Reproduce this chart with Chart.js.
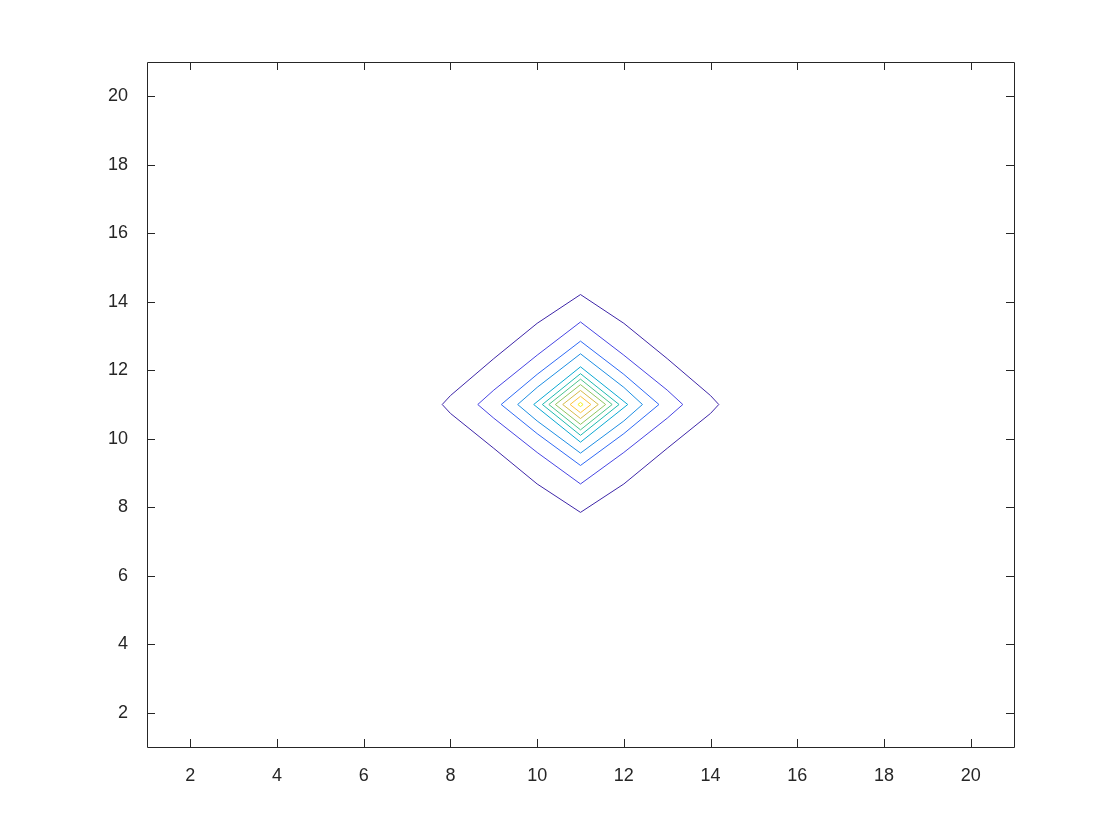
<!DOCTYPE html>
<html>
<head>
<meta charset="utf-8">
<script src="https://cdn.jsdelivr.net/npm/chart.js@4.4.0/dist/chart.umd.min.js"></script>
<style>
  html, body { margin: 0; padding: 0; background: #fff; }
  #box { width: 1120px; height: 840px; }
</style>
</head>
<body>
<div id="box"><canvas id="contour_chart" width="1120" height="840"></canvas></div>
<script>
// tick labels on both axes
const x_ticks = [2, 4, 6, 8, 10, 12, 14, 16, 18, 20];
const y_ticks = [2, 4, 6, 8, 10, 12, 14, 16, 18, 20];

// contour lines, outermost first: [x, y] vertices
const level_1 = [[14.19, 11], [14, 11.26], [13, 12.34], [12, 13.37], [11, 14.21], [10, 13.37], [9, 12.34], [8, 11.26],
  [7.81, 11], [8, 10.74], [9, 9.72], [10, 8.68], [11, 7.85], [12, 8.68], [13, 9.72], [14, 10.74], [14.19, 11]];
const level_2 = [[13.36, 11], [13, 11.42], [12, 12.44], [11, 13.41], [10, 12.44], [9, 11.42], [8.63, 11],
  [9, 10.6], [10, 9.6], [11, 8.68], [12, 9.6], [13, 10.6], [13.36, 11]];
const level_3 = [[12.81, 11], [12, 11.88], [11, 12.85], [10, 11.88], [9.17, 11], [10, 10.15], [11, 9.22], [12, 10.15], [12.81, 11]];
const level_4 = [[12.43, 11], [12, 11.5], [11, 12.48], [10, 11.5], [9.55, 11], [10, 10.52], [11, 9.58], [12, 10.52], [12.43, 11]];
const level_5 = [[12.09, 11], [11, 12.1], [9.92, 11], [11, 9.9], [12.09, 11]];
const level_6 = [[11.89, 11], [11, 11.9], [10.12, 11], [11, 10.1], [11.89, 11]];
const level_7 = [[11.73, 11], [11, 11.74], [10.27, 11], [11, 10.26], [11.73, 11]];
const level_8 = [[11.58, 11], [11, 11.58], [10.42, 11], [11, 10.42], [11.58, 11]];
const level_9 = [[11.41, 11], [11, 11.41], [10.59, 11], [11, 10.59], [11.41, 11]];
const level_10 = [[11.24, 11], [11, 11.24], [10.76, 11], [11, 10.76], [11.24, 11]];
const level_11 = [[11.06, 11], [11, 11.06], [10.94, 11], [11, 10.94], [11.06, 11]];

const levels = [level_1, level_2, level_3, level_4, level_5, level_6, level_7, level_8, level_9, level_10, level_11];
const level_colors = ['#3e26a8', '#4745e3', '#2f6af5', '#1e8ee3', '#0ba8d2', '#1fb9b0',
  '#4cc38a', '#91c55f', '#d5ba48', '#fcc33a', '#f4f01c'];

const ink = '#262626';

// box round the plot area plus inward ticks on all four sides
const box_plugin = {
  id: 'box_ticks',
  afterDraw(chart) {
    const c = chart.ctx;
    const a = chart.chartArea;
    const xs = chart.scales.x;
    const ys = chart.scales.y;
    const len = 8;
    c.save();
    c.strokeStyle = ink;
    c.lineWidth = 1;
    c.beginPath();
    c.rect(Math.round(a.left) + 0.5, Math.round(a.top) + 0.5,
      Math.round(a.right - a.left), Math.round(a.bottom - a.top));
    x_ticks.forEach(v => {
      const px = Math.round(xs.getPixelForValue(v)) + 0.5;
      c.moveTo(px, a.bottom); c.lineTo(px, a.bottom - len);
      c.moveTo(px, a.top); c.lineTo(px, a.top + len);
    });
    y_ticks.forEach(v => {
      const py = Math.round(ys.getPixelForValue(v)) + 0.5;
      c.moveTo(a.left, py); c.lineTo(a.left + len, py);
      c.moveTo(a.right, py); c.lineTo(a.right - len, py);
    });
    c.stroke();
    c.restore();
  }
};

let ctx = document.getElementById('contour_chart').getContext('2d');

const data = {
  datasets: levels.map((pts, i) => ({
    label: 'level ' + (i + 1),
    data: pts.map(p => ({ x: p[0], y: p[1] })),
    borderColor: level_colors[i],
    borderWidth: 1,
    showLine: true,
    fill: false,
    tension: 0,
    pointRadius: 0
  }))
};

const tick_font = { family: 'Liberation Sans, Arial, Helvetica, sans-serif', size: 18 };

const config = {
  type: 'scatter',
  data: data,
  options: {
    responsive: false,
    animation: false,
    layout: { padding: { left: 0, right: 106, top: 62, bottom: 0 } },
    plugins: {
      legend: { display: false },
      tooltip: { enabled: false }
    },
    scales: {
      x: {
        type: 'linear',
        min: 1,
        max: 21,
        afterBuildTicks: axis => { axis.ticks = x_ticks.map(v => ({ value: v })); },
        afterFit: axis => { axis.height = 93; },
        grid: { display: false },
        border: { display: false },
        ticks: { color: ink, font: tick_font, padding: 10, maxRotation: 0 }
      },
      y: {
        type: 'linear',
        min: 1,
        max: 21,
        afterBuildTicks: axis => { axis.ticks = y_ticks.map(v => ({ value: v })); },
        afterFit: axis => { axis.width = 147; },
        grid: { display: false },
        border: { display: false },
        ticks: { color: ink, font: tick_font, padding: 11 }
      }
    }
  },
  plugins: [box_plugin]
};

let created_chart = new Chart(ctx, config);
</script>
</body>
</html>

--

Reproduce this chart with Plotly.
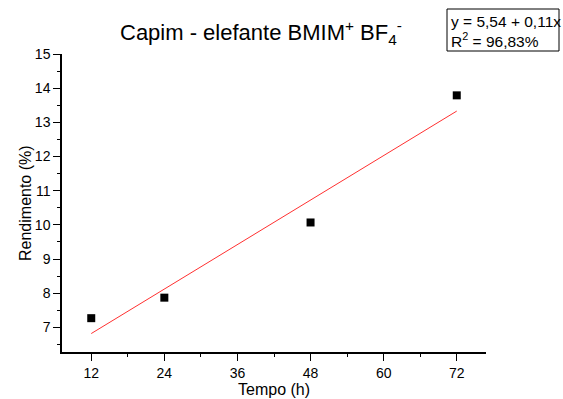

---

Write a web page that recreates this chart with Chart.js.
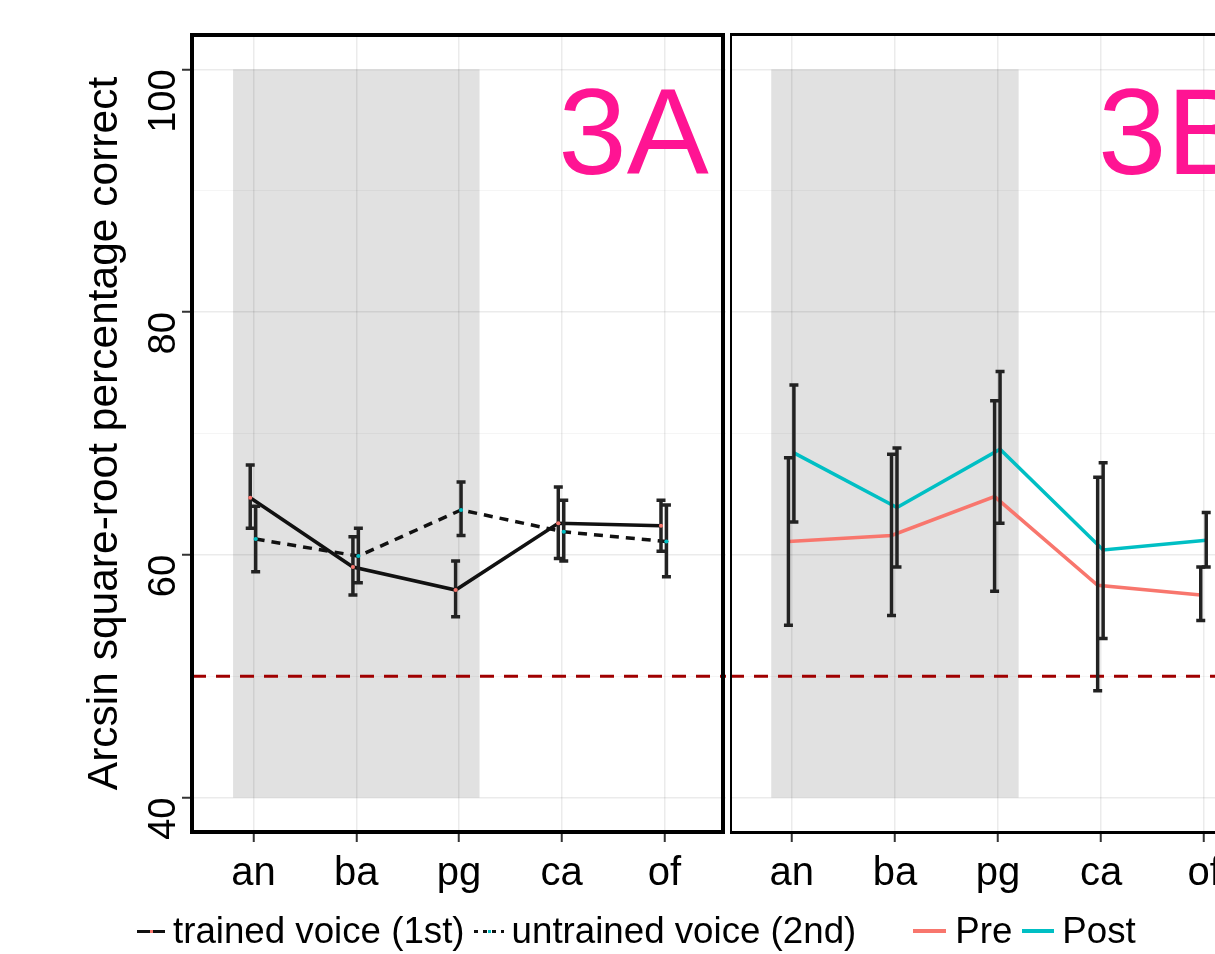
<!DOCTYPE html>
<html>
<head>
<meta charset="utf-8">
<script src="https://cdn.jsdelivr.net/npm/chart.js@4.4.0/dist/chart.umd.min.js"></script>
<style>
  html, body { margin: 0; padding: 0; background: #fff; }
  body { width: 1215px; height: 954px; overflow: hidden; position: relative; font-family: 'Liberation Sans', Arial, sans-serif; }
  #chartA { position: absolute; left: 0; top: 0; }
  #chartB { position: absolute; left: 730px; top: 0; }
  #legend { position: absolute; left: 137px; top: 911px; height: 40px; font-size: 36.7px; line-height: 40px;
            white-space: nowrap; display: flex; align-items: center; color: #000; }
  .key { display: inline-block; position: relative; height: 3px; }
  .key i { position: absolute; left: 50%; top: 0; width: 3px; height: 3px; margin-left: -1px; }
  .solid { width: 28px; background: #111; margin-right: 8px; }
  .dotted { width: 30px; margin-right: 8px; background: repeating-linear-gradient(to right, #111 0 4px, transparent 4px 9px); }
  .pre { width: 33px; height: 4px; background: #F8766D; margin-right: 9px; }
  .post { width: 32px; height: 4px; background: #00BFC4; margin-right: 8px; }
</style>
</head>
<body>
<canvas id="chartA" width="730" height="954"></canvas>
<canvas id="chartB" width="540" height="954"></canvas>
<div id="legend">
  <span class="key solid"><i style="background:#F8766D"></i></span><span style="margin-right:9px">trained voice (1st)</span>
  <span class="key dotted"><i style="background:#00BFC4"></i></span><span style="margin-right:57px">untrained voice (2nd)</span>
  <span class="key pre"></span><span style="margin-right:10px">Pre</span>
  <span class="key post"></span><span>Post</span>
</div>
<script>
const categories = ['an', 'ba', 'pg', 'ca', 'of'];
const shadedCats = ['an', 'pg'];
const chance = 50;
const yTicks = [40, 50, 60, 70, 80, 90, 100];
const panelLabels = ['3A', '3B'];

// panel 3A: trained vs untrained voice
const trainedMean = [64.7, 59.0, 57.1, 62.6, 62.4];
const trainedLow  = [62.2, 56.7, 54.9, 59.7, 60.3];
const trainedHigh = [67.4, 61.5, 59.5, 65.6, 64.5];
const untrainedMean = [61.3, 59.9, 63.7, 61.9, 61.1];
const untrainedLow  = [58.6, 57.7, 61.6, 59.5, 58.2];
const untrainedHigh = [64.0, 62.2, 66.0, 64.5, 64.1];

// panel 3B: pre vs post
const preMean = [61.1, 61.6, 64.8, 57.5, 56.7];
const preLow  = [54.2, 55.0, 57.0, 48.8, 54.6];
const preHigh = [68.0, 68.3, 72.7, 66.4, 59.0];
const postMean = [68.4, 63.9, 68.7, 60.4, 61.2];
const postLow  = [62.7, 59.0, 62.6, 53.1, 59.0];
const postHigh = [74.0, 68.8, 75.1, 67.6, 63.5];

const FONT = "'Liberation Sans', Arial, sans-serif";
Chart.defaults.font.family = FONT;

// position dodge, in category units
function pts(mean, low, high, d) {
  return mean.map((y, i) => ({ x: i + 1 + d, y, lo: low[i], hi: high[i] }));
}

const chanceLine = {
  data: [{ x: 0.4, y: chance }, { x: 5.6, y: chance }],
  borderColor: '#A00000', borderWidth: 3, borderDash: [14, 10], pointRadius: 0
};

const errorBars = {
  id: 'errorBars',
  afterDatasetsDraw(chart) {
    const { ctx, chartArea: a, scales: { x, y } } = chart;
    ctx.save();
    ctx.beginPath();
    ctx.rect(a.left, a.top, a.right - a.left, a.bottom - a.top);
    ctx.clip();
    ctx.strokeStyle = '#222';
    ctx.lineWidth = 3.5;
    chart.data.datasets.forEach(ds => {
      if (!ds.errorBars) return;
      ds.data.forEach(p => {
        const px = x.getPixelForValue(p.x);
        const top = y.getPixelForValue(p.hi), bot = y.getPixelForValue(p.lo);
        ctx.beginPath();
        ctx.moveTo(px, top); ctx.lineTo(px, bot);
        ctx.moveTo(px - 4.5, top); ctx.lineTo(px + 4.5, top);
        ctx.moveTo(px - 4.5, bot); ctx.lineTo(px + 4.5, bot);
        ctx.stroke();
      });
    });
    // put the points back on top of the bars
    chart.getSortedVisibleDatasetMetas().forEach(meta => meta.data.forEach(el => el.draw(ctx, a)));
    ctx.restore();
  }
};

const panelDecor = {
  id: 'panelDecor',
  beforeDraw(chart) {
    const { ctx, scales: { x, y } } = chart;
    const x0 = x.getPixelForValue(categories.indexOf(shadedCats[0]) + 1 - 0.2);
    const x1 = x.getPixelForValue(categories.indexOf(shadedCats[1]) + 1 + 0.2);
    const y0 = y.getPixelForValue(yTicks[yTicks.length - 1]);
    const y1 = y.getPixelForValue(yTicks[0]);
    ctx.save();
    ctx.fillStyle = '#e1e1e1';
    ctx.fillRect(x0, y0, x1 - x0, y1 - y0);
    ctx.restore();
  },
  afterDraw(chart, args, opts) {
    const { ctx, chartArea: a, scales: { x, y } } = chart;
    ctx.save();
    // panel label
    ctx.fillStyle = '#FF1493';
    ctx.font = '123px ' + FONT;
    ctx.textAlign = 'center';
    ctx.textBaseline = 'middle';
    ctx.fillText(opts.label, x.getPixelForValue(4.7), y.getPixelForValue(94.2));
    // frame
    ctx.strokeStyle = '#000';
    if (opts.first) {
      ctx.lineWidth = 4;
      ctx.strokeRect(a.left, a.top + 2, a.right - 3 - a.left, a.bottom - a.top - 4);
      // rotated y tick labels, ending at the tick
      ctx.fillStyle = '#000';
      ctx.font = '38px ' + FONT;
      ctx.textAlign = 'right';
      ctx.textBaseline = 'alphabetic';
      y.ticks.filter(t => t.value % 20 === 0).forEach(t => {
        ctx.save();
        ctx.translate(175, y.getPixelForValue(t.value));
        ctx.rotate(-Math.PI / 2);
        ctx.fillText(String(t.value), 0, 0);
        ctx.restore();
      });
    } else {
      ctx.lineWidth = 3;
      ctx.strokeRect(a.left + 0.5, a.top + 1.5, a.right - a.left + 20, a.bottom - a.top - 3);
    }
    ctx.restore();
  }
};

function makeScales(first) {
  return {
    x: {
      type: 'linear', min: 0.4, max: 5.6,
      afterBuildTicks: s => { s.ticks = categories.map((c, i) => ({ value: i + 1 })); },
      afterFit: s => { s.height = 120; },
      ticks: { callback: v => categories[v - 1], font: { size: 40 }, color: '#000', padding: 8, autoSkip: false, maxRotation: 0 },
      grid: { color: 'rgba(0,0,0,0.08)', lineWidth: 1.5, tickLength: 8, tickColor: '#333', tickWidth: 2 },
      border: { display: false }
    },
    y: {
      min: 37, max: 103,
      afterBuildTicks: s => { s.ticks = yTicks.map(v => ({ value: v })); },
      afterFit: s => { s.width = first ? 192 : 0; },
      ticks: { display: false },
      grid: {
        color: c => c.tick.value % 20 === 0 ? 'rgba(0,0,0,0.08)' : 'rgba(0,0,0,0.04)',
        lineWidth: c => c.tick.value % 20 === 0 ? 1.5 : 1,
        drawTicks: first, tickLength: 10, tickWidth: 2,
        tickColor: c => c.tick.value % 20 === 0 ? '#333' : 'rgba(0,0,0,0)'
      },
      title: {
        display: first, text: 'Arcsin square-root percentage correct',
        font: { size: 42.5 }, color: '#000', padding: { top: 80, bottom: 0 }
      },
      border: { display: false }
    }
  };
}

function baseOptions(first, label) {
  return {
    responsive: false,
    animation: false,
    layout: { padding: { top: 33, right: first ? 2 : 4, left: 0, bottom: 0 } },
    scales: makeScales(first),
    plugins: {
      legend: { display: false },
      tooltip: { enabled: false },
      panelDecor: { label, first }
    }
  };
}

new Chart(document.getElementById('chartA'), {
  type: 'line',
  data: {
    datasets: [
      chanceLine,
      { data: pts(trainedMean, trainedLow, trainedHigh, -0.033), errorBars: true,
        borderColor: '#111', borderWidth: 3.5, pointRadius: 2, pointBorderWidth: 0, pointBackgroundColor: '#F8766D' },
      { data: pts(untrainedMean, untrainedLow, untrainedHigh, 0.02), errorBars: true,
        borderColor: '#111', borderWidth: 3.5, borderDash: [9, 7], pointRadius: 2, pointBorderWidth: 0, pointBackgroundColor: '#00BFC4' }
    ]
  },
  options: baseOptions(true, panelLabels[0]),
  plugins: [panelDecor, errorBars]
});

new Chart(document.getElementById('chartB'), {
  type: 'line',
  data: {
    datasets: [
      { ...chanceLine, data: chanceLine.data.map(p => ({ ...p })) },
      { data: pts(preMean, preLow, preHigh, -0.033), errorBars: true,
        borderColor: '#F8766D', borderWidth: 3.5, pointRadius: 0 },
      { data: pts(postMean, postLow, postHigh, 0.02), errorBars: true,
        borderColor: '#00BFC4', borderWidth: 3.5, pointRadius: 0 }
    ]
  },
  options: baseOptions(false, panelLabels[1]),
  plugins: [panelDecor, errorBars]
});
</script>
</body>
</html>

▶ **The problem**
Tell how many lines hold the string "this", giving the number and nothing else.

▶ **Result of the exercise**
3